Alessandra Marchioro

Personal information
- Full name: Alessandra Christine Harrison Marchioro
- Nationality: Brazil
- Born: May 13, 1993 (age 33) Curitiba, Paraná, Brazil
- Height: 1.83 m (6 ft 0 in)
- Weight: 75 kg (165 lb)

Sport
- Sport: Swimming
- Strokes: Freestyle

Medal record
Women's swimming
Representing Brazil
World Championships (SC)
| Bronze medal – third place | 2014 Doha | 4×50 m mixed free |
South American Games
| Gold medal – first place | 2010 Medellín | 4x100 m freestyle |
| Gold medal – first place | 2014 Santiago | 4x100 m freestyle |
| Silver medal – second place | 2010 Medellín | 50 m breaststroke |
| Silver medal – second place | 2014 Santiago | 50 m freestyle |

= Alessandra Marchioro =

Brazilian swimmer (born 1993)

Alessandra Christine Harrison Marchioro (born May 13, 1993) is a freestyle swimmer from Brazil.

At the 2010 South American Games in Medellín, Colombia, she won a gold medal in the 4×100-metre freestyle and a silver medal in the 50 metre breaststroke.

At the 2010 Summer Youth Olympics in Singapore, Marchioro was a finalist in five races and finished 4th place in the 50-metre freestyle. She came close to qualifying for the London Olympics 2012. Represented Brazil in the British Championship, which served as a test event for the Olympics. There, achieved the best life time in the 100-metre (56.15 seconds) and finished fourth in the 50-metre guests final.

At the 2012 FINA World Swimming Championships (25 m) in Istanbul, she finished 6th in the 4×100-metre freestyle final, 13th in the 100-metre freestyle semifinal, and 20th in the 50-metre freestyle.

She classified to swim at four proofs in the 2013 World Aquatics Championships in Barcelona. In the 4×100-metre freestyle, she broke the South American record, with a time of 3:41.05, along with Daynara de Paula, Graciele Herrmann and Larissa Oliveira. The Brazilian team finished in 11th place, and did not advance to the final. She also finished 24th in the 50-metre freestyle., and 32nd in the 100-metre freestyle.

At the 2014 South American Games in Santiago, Chile, she won a gold medal in the 4×100-metre freestyle and a silver medal in the 50 metre freestyle.

At the 2014 Pan Pacific Swimming Championships in Gold Coast, Queensland, she finished 5th in the 4x100-metre freestyle relay, along with Graciele Herrmann, Etiene Medeiros and Daynara de Paula, and 11th in the 50-metre freestyle.

At the 2014 FINA World Swimming Championships (25 m) in Doha, Qatar, Marchioro won a bronze medal in the 4 × 50 metre mixed freestyle relay, by participating at heats.
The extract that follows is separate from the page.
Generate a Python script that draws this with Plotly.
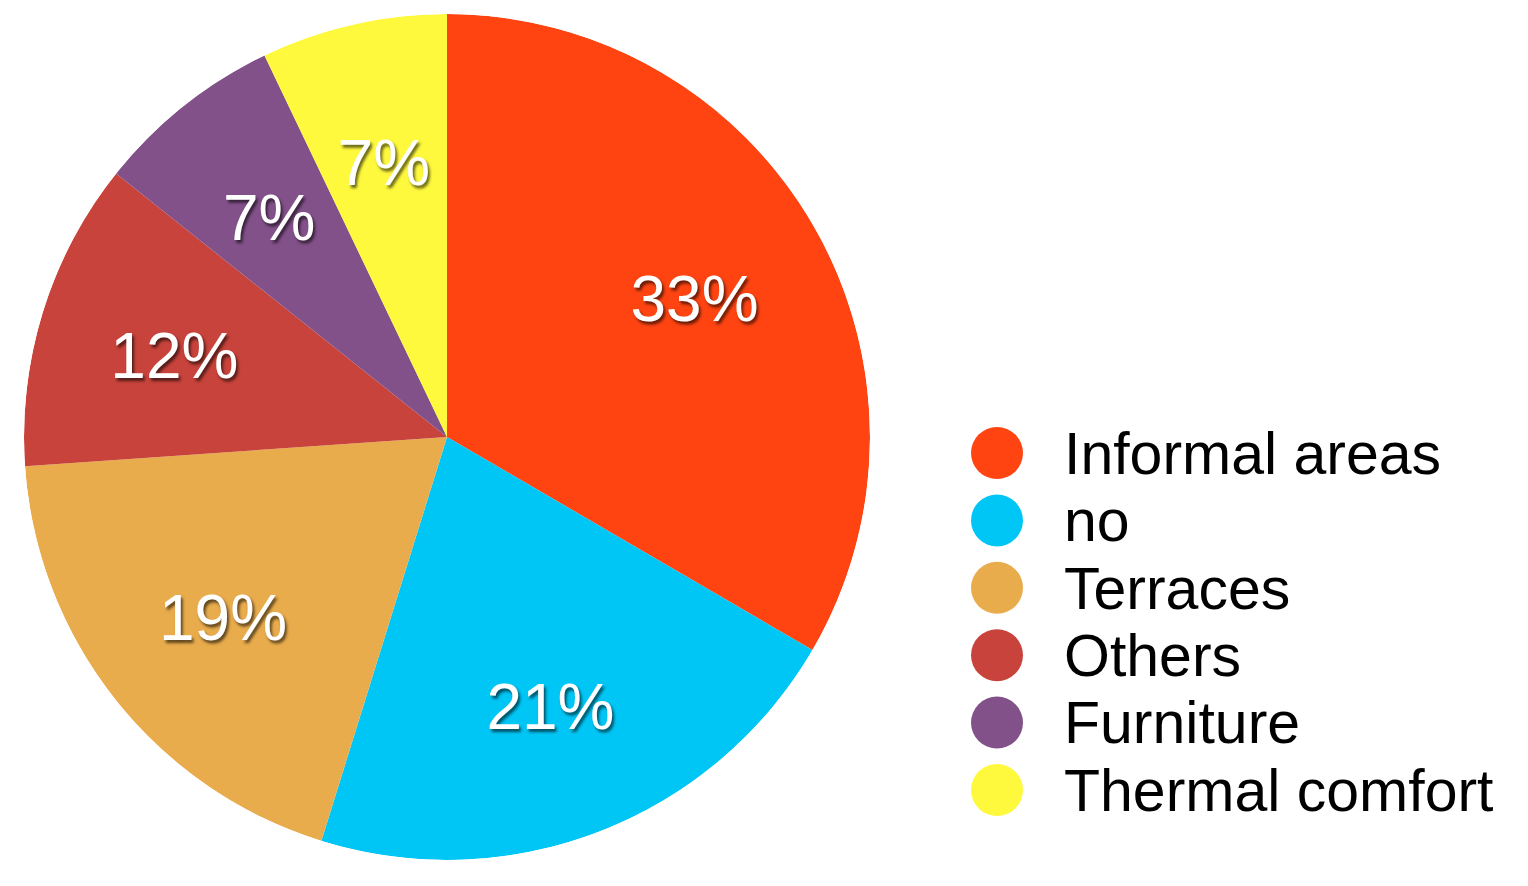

Marchioro also finished 7th in the Women's 4 × 100 metre freestyle relay (3:33.93, South American record), and 8th in the Women's 4 × 50 metre freestyle relay (1:38.78, South American record), both relays formed by Marchioro, Daiane Oliveira, Larissa Oliveira and Daynara de Paula; and finished 21st in the Women's 100 metre freestyle. Marchioro also swam the heats of the Women's 4 × 50 metre medley relay, with a time of 1:47.20, South American record.